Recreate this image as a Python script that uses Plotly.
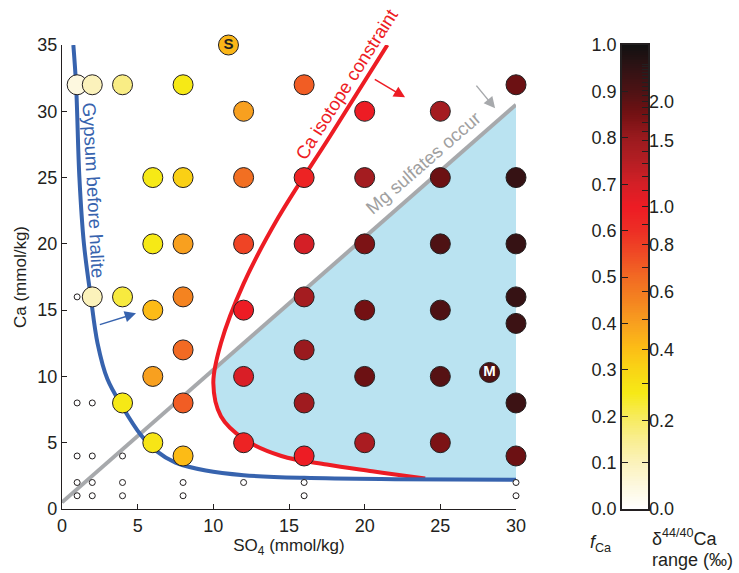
import numpy as np
import plotly.graph_objects as go

FONT = "Liberation Sans, Arial, sans-serif"
INK = "#231F20"

# ---- experiment grid: SO4, Ca and fraction of Ca removed (f_Ca) ----
so4 = [1, 2, 4, 8, 16, 30,
       12, 20, 25,
       6, 8, 12, 16, 20, 25, 30,
       6, 8, 12, 16, 20, 25, 30,
       2, 4, 8, 16, 30,
       6, 12, 20, 25,
       30,
       8, 16,
       6, 12, 20, 25,
       4, 8, 16, 30,
       6, 12, 20, 25,
       8, 16, 30]
ca = [32, 32, 32, 32, 32, 32,
      30, 30, 30,
      25, 25, 25, 25, 25, 25, 25,
      20, 20, 20, 20, 20, 20, 20,
      16, 16, 16, 16, 16,
      15, 15, 15, 15,
      14,
      12, 12,
      10, 10, 10, 10,
      8, 8, 8, 8,
      5, 5, 5, 5,
      4, 4, 4]
f_ca = [0.05, 0.10, 0.16, 0.25, 0.52, 0.86,
        0.40, 0.65, 0.78,
        0.25, 0.31, 0.49, 0.63, 0.78, 0.86, 0.94,
        0.25, 0.40, 0.56, 0.70, 0.84, 0.90, 0.94,
        0.10, 0.22, 0.45, 0.78, 0.94,
        0.35, 0.65, 0.85, 0.90,
        0.93,
        0.50, 0.80,
        0.40, 0.69, 0.86, 0.89,
        0.25, 0.52, 0.79, 0.93,
        0.26, 0.63, 0.77, 0.84,
        0.35, 0.65, 0.86]

# compositions with no gypsum precipitation (open symbols)
open_so4 = [1, 1, 2, 1, 2, 4, 1, 2, 4, 8, 12, 16, 30, 1, 2, 4, 8, 16, 30]
open_ca = [16, 8, 8, 4, 4, 4, 2, 2, 2, 2, 2, 2, 2, 1, 1, 1, 1, 1, 1]

# labelled reference waters: S and M
ref_label = ["S", "M"]
ref_so4 = [11.0, 28.25]
ref_ca = [35.0, 10.3]
ref_f = [0.36, 0.90]

# boundaries
gyp_x = [0.75, 0.93, 1.15, 1.45, 1.9, 2.35, 3.0, 4.0, 5.2, 6.2, 7.5, 9.5,
         12.0, 16.0, 22.0, 30.0]
gyp_y = [35, 32, 25, 20, 16, 12.5, 9.8, 7.7, 5.6, 4.4, 3.5, 2.9,
         2.55, 2.35, 2.25, 2.2]
iso_x = [21.5, 17.7, 14.3, 12.0, 10.5, 10.0, 10.5, 12.0, 14.5, 17.5, 20.5, 23.0, 24.0]
iso_y = [35, 28.1, 22.0, 17.0, 12.5, 9.5, 7.0, 5.3, 4.0, 3.35, 2.85, 2.45, 2.3]
mg_x = [0, 30]
mg_y = [0.5, 30.5]

# colour bar: f_Ca ticks (left) and delta44/40Ca range ticks (right)
f_ticks = [0.0, 0.1, 0.2, 0.3, 0.4, 0.5, 0.6, 0.7, 0.8, 0.9, 1.0]
d_labels = [0.0, 0.2, 0.4, 0.6, 0.8, 1.0, 1.5, 2.0]
d_minor = [round(0.1 * i, 1) for i in range(0, 31)]
epsilon = 0.95  # Rayleigh fractionation factor linking f_Ca and delta range

colorscale = [
    [0.00, "#FFFFFF"], [0.05, "#FDF8DF"], [0.10, "#FBF2BB"], [0.15, "#F9EE90"],
    [0.20, "#F7EB5A"], [0.25, "#F6E916"], [0.30, "#F9D515"], [0.35, "#FCBB16"],
    [0.40, "#F8A01F"], [0.45, "#F48320"], [0.50, "#F26A23"], [0.55, "#EF4A25"],
    [0.60, "#ED2E25"], [0.65, "#ED1C24"], [0.70, "#D41F26"], [0.75, "#B41E23"],
    [0.80, "#9A1A1E"], [0.85, "#741113"], [0.90, "#4E1214"], [0.95, "#301214"],
    [1.00, "#111111"],
]

W, H = 739, 573
ML, MR, MT, MB = 62, 50, 45, 64
PW = W - ML - MR
main_dom = [0, 454 / PW]
cb_dom = [(622 - ML) / PW, (648 - ML) / PW]


def mg_line(x):
    return mg_y[0] + (mg_y[1] - mg_y[0]) * (x - mg_x[0]) / (mg_x[1] - mg_x[0])


# where the isotope curve crosses the Mg-sulfate line (lower branch start)
start = None
for i in range(len(iso_x) - 1):
    d0 = iso_y[i] - mg_line(iso_x[i])
    d1 = iso_y[i + 1] - mg_line(iso_x[i + 1])
    if d0 > 0 >= d1:
        t = d0 / (d0 - d1)
        start = (iso_x[i] + t * (iso_x[i + 1] - iso_x[i]),
                 iso_y[i] + t * (iso_y[i + 1] - iso_y[i]), i + 1)
        break

fig = go.Figure()

# Mg-sulfate field bounded by the isotope curve, gypsum curve and Mg line
lower_iso = [(start[0], start[1])] + list(zip(iso_x[start[2]:], iso_y[start[2]:]))
tail_gyp = [(x, y) for x, y in zip(gyp_x, gyp_y) if x > iso_x[-1]]
poly = lower_iso + tail_gyp + [(mg_x[-1], mg_y[-1])]
fig.add_trace(go.Scatter(
    x=[p[0] for p in poly] + [poly[0][0]], y=[p[1] for p in poly] + [poly[0][1]],
    mode="lines", fill="toself", fillcolor="#BAE3F1", line=dict(width=0),
    hoverinfo="skip", showlegend=False))

fig.add_trace(go.Scatter(x=mg_x, y=mg_y, mode="lines",
                         line=dict(color="#A7A9AC", width=4), showlegend=False))
fig.add_trace(go.Scatter(x=iso_x, y=iso_y, mode="lines",
                         line=dict(color="#ED1C24", width=4, shape="spline"),
                         showlegend=False, cliponaxis=False))
fig.add_trace(go.Scatter(x=gyp_x, y=gyp_y, mode="lines",
                         line=dict(color="#3763AE", width=4, shape="spline"),
                         showlegend=False, cliponaxis=False))

fig.add_trace(go.Scatter(x=open_so4, y=open_ca, mode="markers",
                         marker=dict(size=6, color="white", line=dict(color=INK, width=1)),
                         showlegend=False, cliponaxis=False))

fig.add_trace(go.Scatter(
    x=so4, y=ca, mode="markers",
    marker=dict(size=20, color=f_ca, colorscale=colorscale, cmin=0, cmax=1,
                line=dict(color=INK, width=1)),
    showlegend=False, cliponaxis=False))

fig.add_trace(go.Scatter(
    x=ref_so4, y=ref_ca, mode="markers+text", text=[f"<b>{t}</b>" for t in ref_label],
    textposition="middle center",
    textfont=dict(family=FONT, size=15, color=[INK, "white"]),
    marker=dict(size=20, color=ref_f, colorscale=colorscale, cmin=0, cmax=1,
                line=dict(color=INK, width=1)),
    showlegend=False, cliponaxis=False))

# colour bar drawn as a one-column heat map
levels = np.linspace(0, 1, 256)
fig.add_trace(go.Heatmap(z=[[v] for v in levels], x=[0.5], y=levels,
                         colorscale=colorscale, zmin=0, zmax=1, showscale=False,
                         xaxis="x2", yaxis="y2", hoverinfo="skip"))
fig.add_trace(go.Scatter(x=[0.5], y=[0.5], mode="markers", marker=dict(opacity=0),
                         xaxis="x2", yaxis="y3", showlegend=False, hoverinfo="skip"))

d_major_pos = [1 - np.exp(-d / epsilon) for d in d_labels]
d_minor_pos = [1 - np.exp(-d / epsilon) for d in d_minor]

tickfont = dict(family=FONT, size=18, color=INK)
titlefont = dict(family=FONT, size=17, color=INK)
fig.update_layout(
    width=W, height=H, margin=dict(l=ML, r=MR, t=MT, b=MB),
    paper_bgcolor="white", plot_bgcolor="white",
    font=dict(family=FONT, size=16, color=INK),
    xaxis=dict(domain=main_dom, range=[0, 30], tickvals=[0, 5, 10, 15, 20, 25, 30],
               ticks="inside", ticklen=5, tickcolor=INK, showline=True, linecolor=INK,
               linewidth=1.2, showgrid=False, zeroline=False, tickfont=tickfont,
               title=dict(text="SO<sub>4</sub> (mmol/kg)", font=titlefont, standoff=4)),
    yaxis=dict(range=[0, 35], tickvals=[0, 5, 10, 15, 20, 25, 30, 35],
               ticks="inside", ticklen=5, tickcolor=INK, showline=True, linecolor=INK,
               linewidth=1.2, showgrid=False, zeroline=False, tickfont=tickfont,
               title=dict(text="Ca (mmol/kg)", font=titlefont, standoff=6)),
    xaxis2=dict(domain=cb_dom, range=[0, 1], anchor="y2", showticklabels=False,
                ticks="", showline=True, mirror=True, linecolor=INK, linewidth=1.5,
                showgrid=False, zeroline=False, fixedrange=True),
    yaxis2=dict(domain=[0, 1], range=[0, 1], anchor="x2", tickvals=f_ticks,
                tickformat=".1f", ticks="inside", ticklen=6, tickcolor=INK,
                showline=True, mirror=True, linecolor=INK, linewidth=1.5,
                showgrid=False, zeroline=False, tickfont=tickfont),
    yaxis3=dict(range=[0, 1], overlaying="y2", anchor="x2", side="right",
                tickvals=d_major_pos, ticktext=[f"{d:.1f}" for d in d_labels],
                ticks="inside", ticklen=6, tickcolor=INK,
                minor=dict(tickmode="array", tickvals=d_minor_pos, ticks="inside",
                           ticklen=6, tickcolor=INK),
                showline=False, showgrid=False, zeroline=False, tickfont=tickfont),
)

ann = [
    dict(x=2.07, y=24.0, text="Gypsum before halite", textangle=87,
         font=dict(family=FONT, size=18.5, color="#3763AE")),
    dict(x=18.8, y=32.0, text="Ca isotope constraint", textangle=-57.6,
         font=dict(family=FONT, size=18.5, color="#ED1C24")),
    dict(x=23.9, y=26.1, text="Mg sulfates occur", textangle=-41,
         font=dict(family=FONT, size=18.5, color="#A0A0A0")),
]
for a in ann:
    fig.add_annotation(xref="x", yref="y", showarrow=False, **a)

arrows = [
    (2.40, 13.87, 4.89, 14.76, "#3763AE"),
    (20.57, 32.48, 22.67, 31.05, "#ED1C24"),
    (27.30, 32.05, 28.62, 30.22, "#A7A9AC"),
]
for x0, y0, x1, y1, c in arrows:
    fig.add_annotation(x=x1, y=y1, ax=x0, ay=y0, xref="x", yref="y", axref="x",
                       ayref="y", text="", showarrow=True, arrowhead=2,
                       arrowsize=1.5, arrowwidth=1.5, arrowcolor=c)


def px_to_paper(px, py):
    return (px - ML) / PW, (H - MB - py) / (H - MT - MB)


for text, (px, py) in [
    ("<i>f</i><sub>Ca</sub>", (588, 543)),
    ("δ<sup>44/40</sup>Ca", (650, 537)),
    ("range (‰)", (650, 560)),
]:
    xp, yp = px_to_paper(px, py)
    fig.add_annotation(x=xp, y=yp, xref="paper", yref="paper", text=text,
                       showarrow=False, xanchor="left", yanchor="middle",
                       font=dict(family=FONT, size=18, color=INK))

fig.write_html("out.html")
────────────────────
**Set task:**
Would you reproduce the lines above, from the very first through the line containing "ref_f = [0.36, 0.90]", exactly and without the pictures?

**The answer:**
Recreate this image as a Python script that uses Plotly.
import numpy as np
import plotly.graph_objects as go

FONT = "Liberation Sans, Arial, sans-serif"
INK = "#231F20"

# ---- experiment grid: SO4, Ca and fraction of Ca removed (f_Ca) ----
so4 = [1, 2, 4, 8, 16, 30,
       12, 20, 25,
       6, 8, 12, 16, 20, 25, 30,
       6, 8, 12, 16, 20, 25, 30,
       2, 4, 8, 16, 30,
       6, 12, 20, 25,
       30,
       8, 16,
       6, 12, 20, 25,
       4, 8, 16, 30,
       6, 12, 20, 25,
       8, 16, 30]
ca = [32, 32, 32, 32, 32, 32,
      30, 30, 30,
      25, 25, 25, 25, 25, 25, 25,
      20, 20, 20, 20, 20, 20, 20,
      16, 16, 16, 16, 16,
      15, 15, 15, 15,
      14,
      12, 12,
      10, 10, 10, 10,
      8, 8, 8, 8,
      5, 5, 5, 5,
      4, 4, 4]
f_ca = [0.05, 0.10, 0.16, 0.25, 0.52, 0.86,
        0.40, 0.65, 0.78,
        0.25, 0.31, 0.49, 0.63, 0.78, 0.86, 0.94,
        0.25, 0.40, 0.56, 0.70, 0.84, 0.90, 0.94,
        0.10, 0.22, 0.45, 0.78, 0.94,
        0.35, 0.65, 0.85, 0.90,
        0.93,
        0.50, 0.80,
        0.40, 0.69, 0.86, 0.89,
        0.25, 0.52, 0.79, 0.93,
        0.26, 0.63, 0.77, 0.84,
        0.35, 0.65, 0.86]

# compositions with no gypsum precipitation (open symbols)
open_so4 = [1, 1, 2, 1, 2, 4, 1, 2, 4, 8, 12, 16, 30, 1, 2, 4, 8, 16, 30]
open_ca = [16, 8, 8, 4, 4, 4, 2, 2, 2, 2, 2, 2, 2, 1, 1, 1, 1, 1, 1]

# labelled reference waters: S and M
ref_label = ["S", "M"]
ref_so4 = [11.0, 28.25]
ref_ca = [35.0, 10.3]
ref_f = [0.36, 0.90]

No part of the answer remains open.